Nebraska has long dealt with penalty problems especially those that seem to nullify big plays because of poorly executed cut blocks but Frost’s crew has improved the performance. That’s worth noting.

8.7: Points per third quarter against FBS teams, 26th nationally. Unlike the first quarter, where NU ranks 98th, the Husker offense, especially the passing game, fires on all cylinders after halftime.

It’s clear some of Nebraska’s better play-action passes are held for later in the game, when the defense is primed for such a play after watching the boring dive all night. The Huskers’ use of misdirection and formation is pretty stellar in the third quarter. Not so much early.

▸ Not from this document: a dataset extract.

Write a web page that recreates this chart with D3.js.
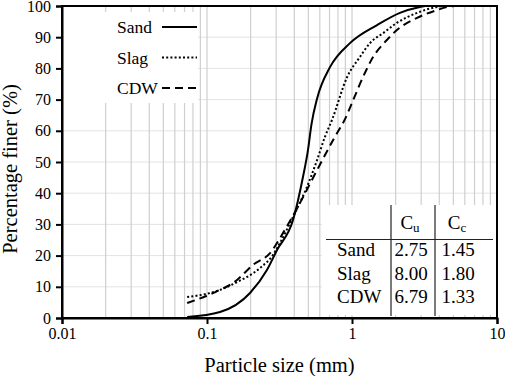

34: Minutes on average Nebraska’s next opponent, Minnesota, possesses the ball. Keep away stuff.

Michigan did its share of it Saturday and, for perhaps the first time this season, NU’s defense looked a little tired, firing blitzes that didn’t work. Even Frost conceded it.

Did that factor into Nebraska’s ... casual ... approach to the second-to-last drive?

1: Team with a losing record ranked in the Top 25 of ESPN’s Football Power Index. That’s Nebraska, which is given a 54.7% chance of reaching six wins.

NU has lost to the Nos. 4, 5 and 14 teams by a single score. It also has its stupidest loss in many years that yuck job at Illinois Week 1. That’s the game NU would love to have back, and can’t. Beating the bad teams has been a struggle for Frost, too.

Opponent watch

Minnesota is a tricky one.

First, the Gophers are skilled at taking the air out of the ball with their offense, which relies on a steady diet of zone runs and play-action slant passes that matriculates the ball downfield.

Second, Nebraska’s offense has had very little success in the past two years at figuring out Minnesota’s pass defense and pass rush, which has sacked NU five times. The Huskers don’t much care for coach P.J. Fleck and the feeling is mutual.

If Ohio State wins out, it will be in the College Football Playoff. And right now, I’d bet on that. As a duo, receivers Garrett Wilson and Chris Olave are this year’s “pair of LSU/Alabama/Clemson receivers no one can stop.” OSU’s run defense, quietly, is allowing 3.5 yards per carry.